500.000 ist richtig, Entschuldigung. Beim Führen gefährlicher Hunde außerhalb des eingefriedeten Besitztums oder der Wohnung des Halters gilt zukünftig auch die Maulkorbpflicht.

Meine Damen und Herren, für die SPD-Fraktion war die Frage des generellen Sachkundenachweises ein Thema, was wir im Zusammenhang mit diesem Gesetz diskutiert haben. Es ging ja darum, eine Regelung generell für alle Hunde einzuführen. Aus Gründen der Verhältnismäßigkeit haben wir an

dieser Stelle von dem generellen Sachkundenachweis abgesehen.

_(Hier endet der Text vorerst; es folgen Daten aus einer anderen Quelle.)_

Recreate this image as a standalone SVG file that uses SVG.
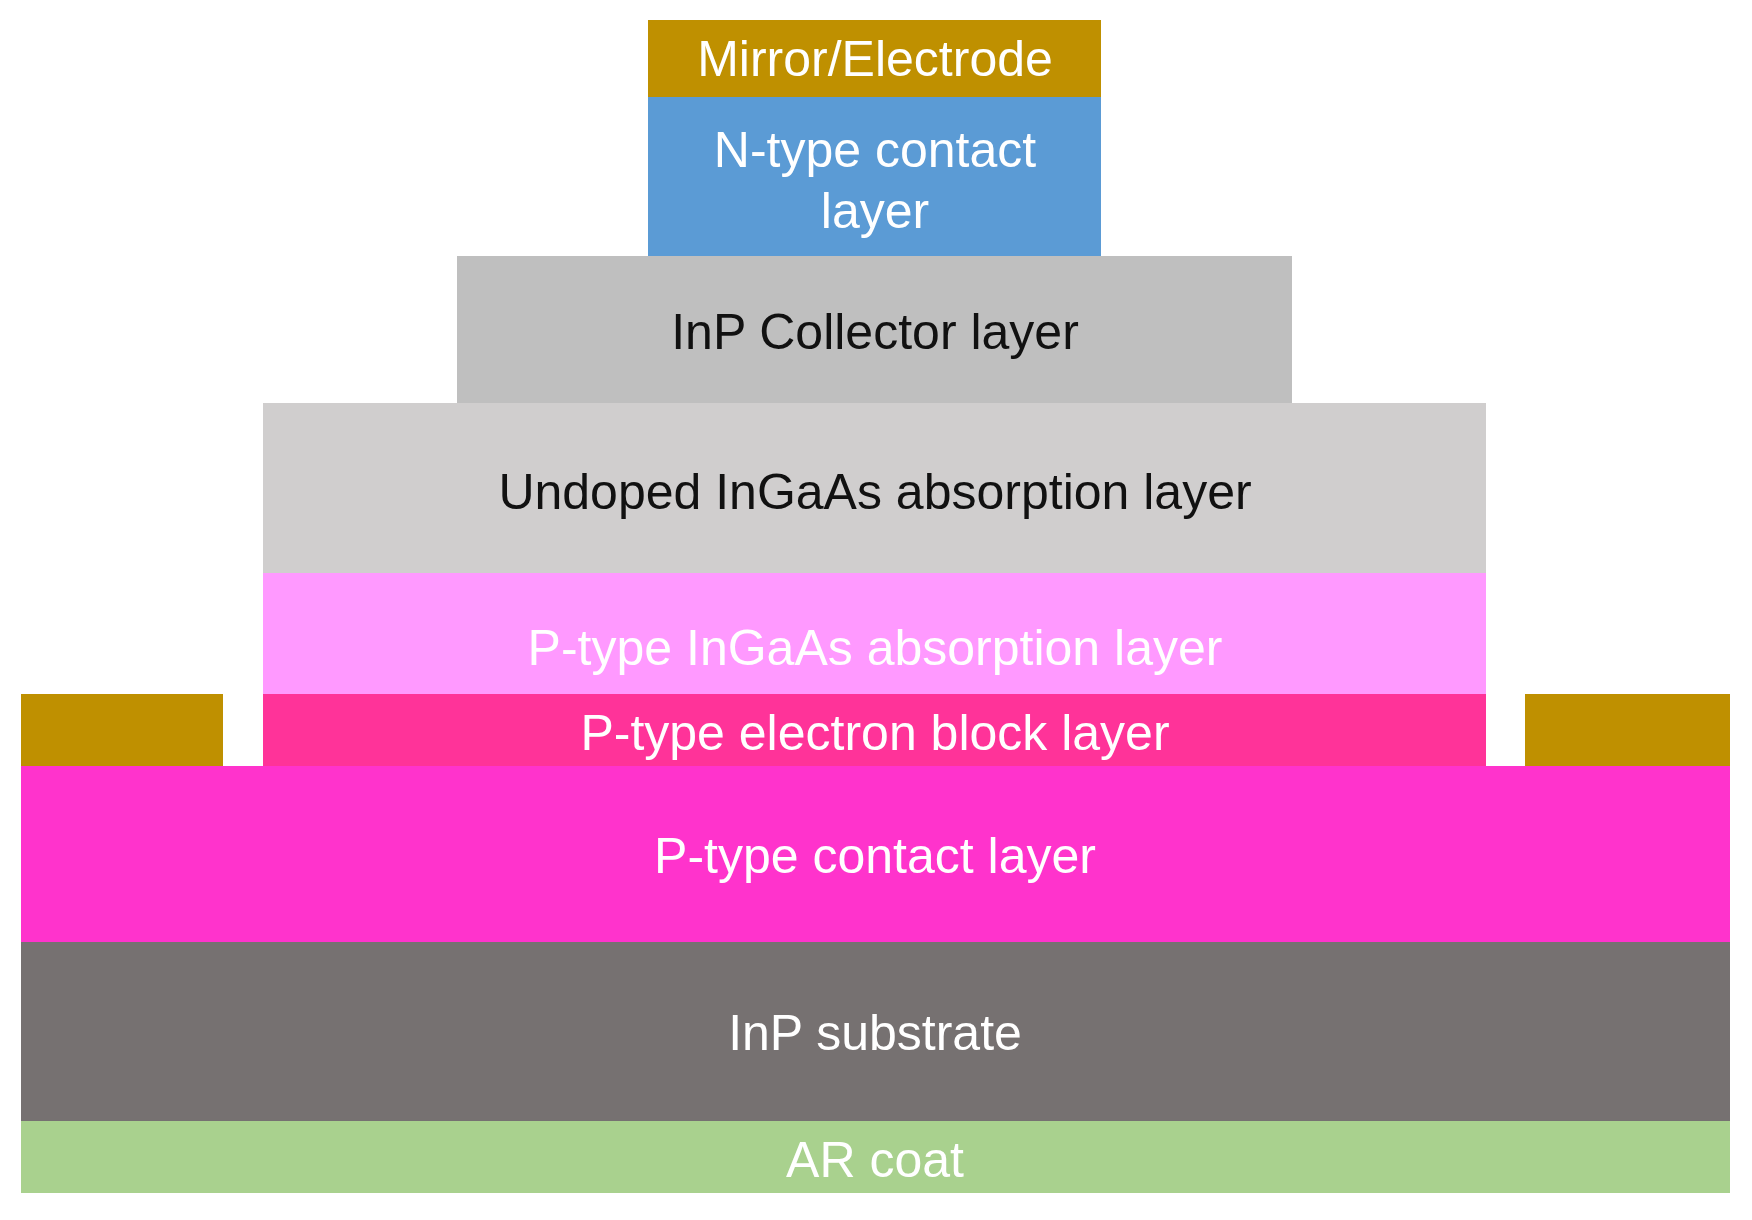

Meine Damen und Herren, wer mag bestreiten, dass einige Passagen in diesem Gesetz, insbesondere die Rasseliste, heftig umstritten sind. Wir tun es nicht. Das ist auch ganz einfach erklärbar. Es prallen die verschiedenen Ansichten mit unterschiedlichen Wichtungen in den einzelnen Lagern hier sehr, sehr deutlich aufeinander. Da ist die Frage der Gefahrenabwehr, da ist die Frage des Tierschutzes. Aber auch die Fragen der Verhältnismäßigkeit und der Handhabbarkeit vor Ort haben für uns immer eine wesentliche Rolle gespielt. Da ist es nicht verwunderlich, dass die Entscheidungsfindung mitunter etwas zäh ist. Wie kompliziert sie ist, erkennt man auch daran, nicht nur, dass in der Koalition lange darüber gestritten und auch geändert wurde, sondern - auch das gehört hierher - es gibt innerhalb der Opposition keinen Konsens, wie man mit diesem Gesetz umgeht. Kein Änderungsvorschlag vonseiten der Opposition hat die uneingeschränkte Zustimmung der anderen Oppositionsfraktionen gefunden. Insofern zeigt das, wie problematisch dieses gesamte Feld ist. Dass sich die Koalition auf ein gutes Gesetz verständigen konnte, wie ich glaube, spricht für sie.